[Entries with chart source code]
━━━━━━━━

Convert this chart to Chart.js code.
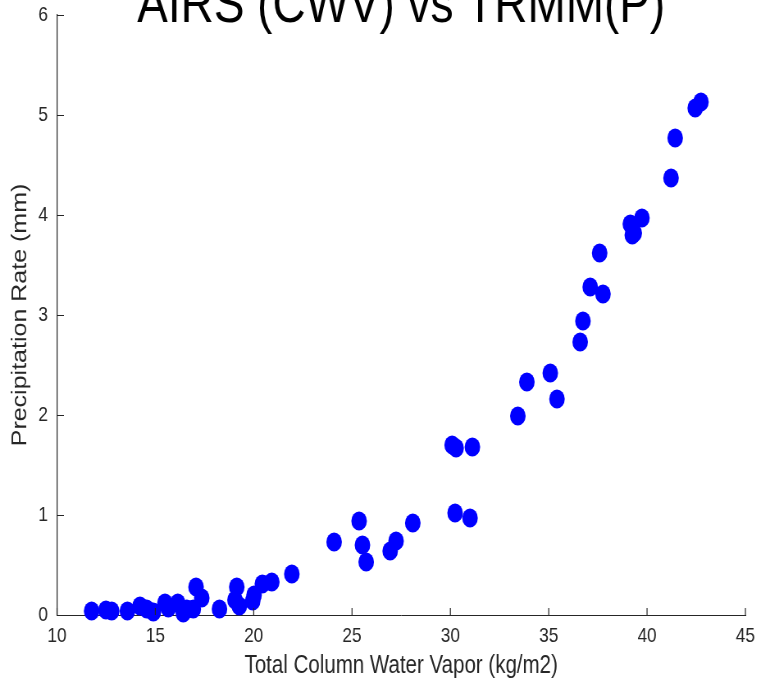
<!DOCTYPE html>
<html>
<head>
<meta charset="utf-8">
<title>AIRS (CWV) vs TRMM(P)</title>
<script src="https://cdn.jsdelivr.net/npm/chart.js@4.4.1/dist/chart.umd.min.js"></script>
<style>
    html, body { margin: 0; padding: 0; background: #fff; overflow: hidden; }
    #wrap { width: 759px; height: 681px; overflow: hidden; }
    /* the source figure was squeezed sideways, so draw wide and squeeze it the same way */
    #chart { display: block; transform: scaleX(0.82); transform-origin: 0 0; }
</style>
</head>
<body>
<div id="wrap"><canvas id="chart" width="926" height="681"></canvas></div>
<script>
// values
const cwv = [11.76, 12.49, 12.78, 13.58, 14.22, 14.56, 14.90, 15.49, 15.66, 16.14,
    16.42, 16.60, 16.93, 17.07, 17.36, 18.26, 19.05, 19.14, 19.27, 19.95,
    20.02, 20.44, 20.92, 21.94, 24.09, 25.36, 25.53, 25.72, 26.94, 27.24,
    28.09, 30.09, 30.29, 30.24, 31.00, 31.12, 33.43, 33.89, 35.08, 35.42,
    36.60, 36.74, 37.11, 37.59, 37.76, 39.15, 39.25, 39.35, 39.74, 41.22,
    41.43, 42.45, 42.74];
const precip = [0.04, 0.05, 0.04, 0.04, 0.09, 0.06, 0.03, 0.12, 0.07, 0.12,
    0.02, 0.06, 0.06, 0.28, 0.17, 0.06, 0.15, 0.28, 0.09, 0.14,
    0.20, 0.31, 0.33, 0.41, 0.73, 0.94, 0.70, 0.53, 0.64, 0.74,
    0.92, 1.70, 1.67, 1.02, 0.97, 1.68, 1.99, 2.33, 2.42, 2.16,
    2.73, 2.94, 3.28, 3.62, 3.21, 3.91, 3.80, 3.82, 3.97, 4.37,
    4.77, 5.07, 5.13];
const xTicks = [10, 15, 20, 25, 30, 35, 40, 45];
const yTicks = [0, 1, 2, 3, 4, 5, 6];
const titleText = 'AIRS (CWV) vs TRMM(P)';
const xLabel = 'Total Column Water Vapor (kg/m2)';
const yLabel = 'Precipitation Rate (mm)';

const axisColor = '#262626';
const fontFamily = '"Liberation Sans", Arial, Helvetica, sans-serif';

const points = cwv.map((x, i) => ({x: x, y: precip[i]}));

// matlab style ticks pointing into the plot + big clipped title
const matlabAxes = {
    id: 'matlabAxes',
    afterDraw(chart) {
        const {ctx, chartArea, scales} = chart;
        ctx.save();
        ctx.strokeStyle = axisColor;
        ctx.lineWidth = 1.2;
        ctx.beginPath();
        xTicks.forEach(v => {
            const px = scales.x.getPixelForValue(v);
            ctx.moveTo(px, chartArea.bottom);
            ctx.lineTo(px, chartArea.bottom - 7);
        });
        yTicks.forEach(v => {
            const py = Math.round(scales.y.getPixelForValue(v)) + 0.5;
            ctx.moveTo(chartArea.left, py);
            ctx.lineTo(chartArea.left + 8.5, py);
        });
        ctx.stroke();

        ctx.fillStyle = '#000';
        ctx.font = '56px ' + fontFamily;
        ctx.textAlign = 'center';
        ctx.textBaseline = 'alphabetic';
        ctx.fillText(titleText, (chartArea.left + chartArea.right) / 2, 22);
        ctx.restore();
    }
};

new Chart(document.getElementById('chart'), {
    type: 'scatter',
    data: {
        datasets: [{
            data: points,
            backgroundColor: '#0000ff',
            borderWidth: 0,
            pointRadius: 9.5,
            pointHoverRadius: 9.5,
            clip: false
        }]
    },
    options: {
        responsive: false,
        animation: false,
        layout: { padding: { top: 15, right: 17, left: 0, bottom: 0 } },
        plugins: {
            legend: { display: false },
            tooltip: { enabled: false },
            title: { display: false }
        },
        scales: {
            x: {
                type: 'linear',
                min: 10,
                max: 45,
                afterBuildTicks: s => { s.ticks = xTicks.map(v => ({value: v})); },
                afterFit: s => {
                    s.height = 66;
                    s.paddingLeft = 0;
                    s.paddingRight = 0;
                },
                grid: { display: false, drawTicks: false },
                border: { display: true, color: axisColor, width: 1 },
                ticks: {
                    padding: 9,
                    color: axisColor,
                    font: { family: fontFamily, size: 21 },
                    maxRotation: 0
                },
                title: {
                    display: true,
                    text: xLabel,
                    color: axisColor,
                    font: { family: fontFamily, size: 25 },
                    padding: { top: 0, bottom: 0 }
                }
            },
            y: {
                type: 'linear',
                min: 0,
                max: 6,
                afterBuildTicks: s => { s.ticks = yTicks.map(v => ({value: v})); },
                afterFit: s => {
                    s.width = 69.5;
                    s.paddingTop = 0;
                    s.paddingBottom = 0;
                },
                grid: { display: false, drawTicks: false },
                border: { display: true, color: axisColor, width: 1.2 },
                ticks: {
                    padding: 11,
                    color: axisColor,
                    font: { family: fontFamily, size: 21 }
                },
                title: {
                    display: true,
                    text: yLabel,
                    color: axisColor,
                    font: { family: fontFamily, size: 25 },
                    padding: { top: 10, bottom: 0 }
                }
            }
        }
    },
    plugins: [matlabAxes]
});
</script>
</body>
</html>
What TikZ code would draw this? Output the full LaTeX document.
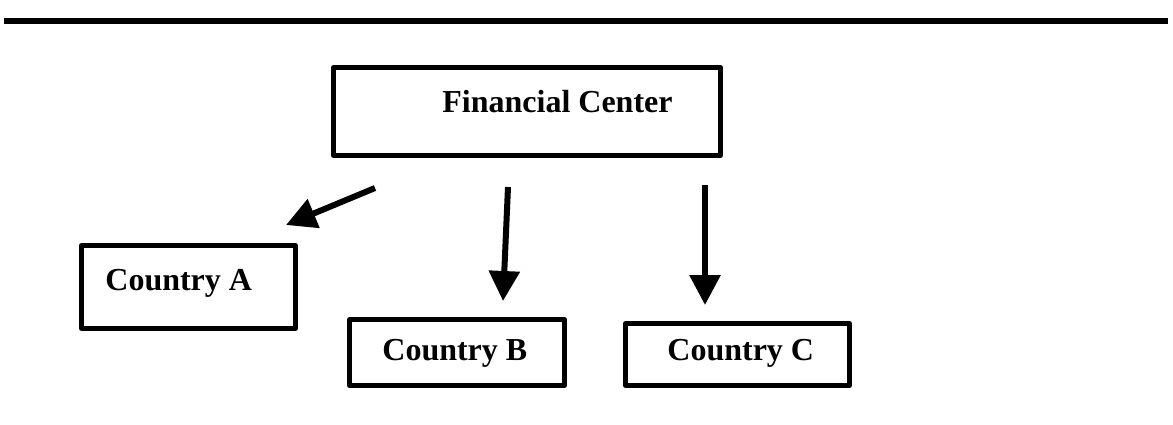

━━━━━━━━

* **Challenge**
Set every line down exactly as written, leaving each picture out.

* **Task answer**
Convert this chart to Chart.js code.
<!DOCTYPE html>
<html>
<head>
<meta charset="utf-8">
<title>AIRS (CWV) vs TRMM(P)</title>
<script src="https://cdn.jsdelivr.net/npm/chart.js@4.4.1/dist/chart.umd.min.js"></script>
<style>
    html, body { margin: 0; padding: 0; background: #fff; overflow: hidden; }
    #wrap { width: 759px; height: 681px; overflow: hidden; }
    /* the source figure was squeezed sideways, so draw wide and squeeze it the same way */
    #chart { display: block; transform: scaleX(0.82); transform-origin: 0 0; }
</style>
</head>
<body>
<div id="wrap"><canvas id="chart" width="926" height="681"></canvas></div>
<script>
// values
const cwv = [11.76, 12.49, 12.78, 13.58, 14.22, 14.56, 14.90, 15.49, 15.66, 16.14,
    16.42, 16.60, 16.93, 17.07, 17.36, 18.26, 19.05, 19.14, 19.27, 19.95,
    20.02, 20.44, 20.92, 21.94, 24.09, 25.36, 25.53, 25.72, 26.94, 27.24,
    28.09, 30.09, 30.29, 30.24, 31.00, 31.12, 33.43, 33.89, 35.08, 35.42,
    36.60, 36.74, 37.11, 37.59, 37.76, 39.15, 39.25, 39.35, 39.74, 41.22,
    41.43, 42.45, 42.74];
const precip = [0.04, 0.05, 0.04, 0.04, 0.09, 0.06, 0.03, 0.12, 0.07, 0.12,
    0.02, 0.06, 0.06, 0.28, 0.17, 0.06, 0.15, 0.28, 0.09, 0.14,
    0.20, 0.31, 0.33, 0.41, 0.73, 0.94, 0.70, 0.53, 0.64, 0.74,
    0.92, 1.70, 1.67, 1.02, 0.97, 1.68, 1.99, 2.33, 2.42, 2.16,
    2.73, 2.94, 3.28, 3.62, 3.21, 3.91, 3.80, 3.82, 3.97, 4.37,
    4.77, 5.07, 5.13];
const xTicks = [10, 15, 20, 25, 30, 35, 40, 45];
const yTicks = [0, 1, 2, 3, 4, 5, 6];
const titleText = 'AIRS (CWV) vs TRMM(P)';
const xLabel = 'Total Column Water Vapor (kg/m2)';
const yLabel = 'Precipitation Rate (mm)';

const axisColor = '#262626';
const fontFamily = '"Liberation Sans", Arial, Helvetica, sans-serif';

const points = cwv.map((x, i) => ({x: x, y: precip[i]}));

// matlab style ticks pointing into the plot + big clipped title
const matlabAxes = {
    id: 'matlabAxes',
    afterDraw(chart) {
        const {ctx, chartArea, scales} = chart;
        ctx.save();
        ctx.strokeStyle = axisColor;
        ctx.lineWidth = 1.2;
        ctx.beginPath();
        xTicks.forEach(v => {
            const px = scales.x.getPixelForValue(v);
            ctx.moveTo(px, chartArea.bottom);
            ctx.lineTo(px, chartArea.bottom - 7);
        });
        yTicks.forEach(v => {
            const py = Math.round(scales.y.getPixelForValue(v)) + 0.5;
            ctx.moveTo(chartArea.left, py);
            ctx.lineTo(chartArea.left + 8.5, py);
        });
        ctx.stroke();

        ctx.fillStyle = '#000';
        ctx.font = '56px ' + fontFamily;
        ctx.textAlign = 'center';
        ctx.textBaseline = 'alphabetic';
        ctx.fillText(titleText, (chartArea.left + chartArea.right) / 2, 22);
        ctx.restore();
    }
};

new Chart(document.getElementById('chart'), {
    type: 'scatter',
    data: {
        datasets: [{
            data: points,
            backgroundColor: '#0000ff',
            borderWidth: 0,
            pointRadius: 9.5,
            pointHoverRadius: 9.5,
            clip: false
        }]
    },
    options: {
        responsive: false,
        animation: false,
        layout: { padding: { top: 15, right: 17, left: 0, bottom: 0 } },
        plugins: {
            legend: { display: false },
            tooltip: { enabled: false },
            title: { display: false }
        },
        scales: {
            x: {
                type: 'linear',
                min: 10,
                max: 45,
                afterBuildTicks: s => { s.ticks = xTicks.map(v => ({value: v})); },
                afterFit: s => {
                    s.height = 66;
                    s.paddingLeft = 0;
                    s.paddingRight = 0;
                },
                grid: { display: false, drawTicks: false },
                border: { display: true, color: axisColor, width: 1 },
                ticks: {
                    padding: 9,
                    color: axisColor,
                    font: { family: fontFamily, size: 21 },
                    maxRotation: 0
                },
                title: {
                    display: true,
                    text: xLabel,
                    color: axisColor,
                    font: { family: fontFamily, size: 25 },
                    padding: { top: 0, bottom: 0 }
                }
            },
            y: {
                type: 'linear',
                min: 0,
                max: 6,
                afterBuildTicks: s => { s.ticks = yTicks.map(v => ({value: v})); },
                afterFit: s => {
                    s.width = 69.5;
                    s.paddingTop = 0;
                    s.paddingBottom = 0;
                },
                grid: { display: false, drawTicks: false },
                border: { display: true, color: axisColor, width: 1.2 },
                ticks: {
                    padding: 11,
                    color: axisColor,
                    font: { family: fontFamily, size: 21 }
                },
                title: {
                    display: true,
                    text: yLabel,
                    color: axisColor,
                    font: { family: fontFamily, size: 25 },
                    padding: { top: 10, bottom: 0 }
                }
            }
        }
    },
    plugins: [matlabAxes]
});
</script>
</body>
</html>
What TikZ code would draw this? Output the full LaTeX document.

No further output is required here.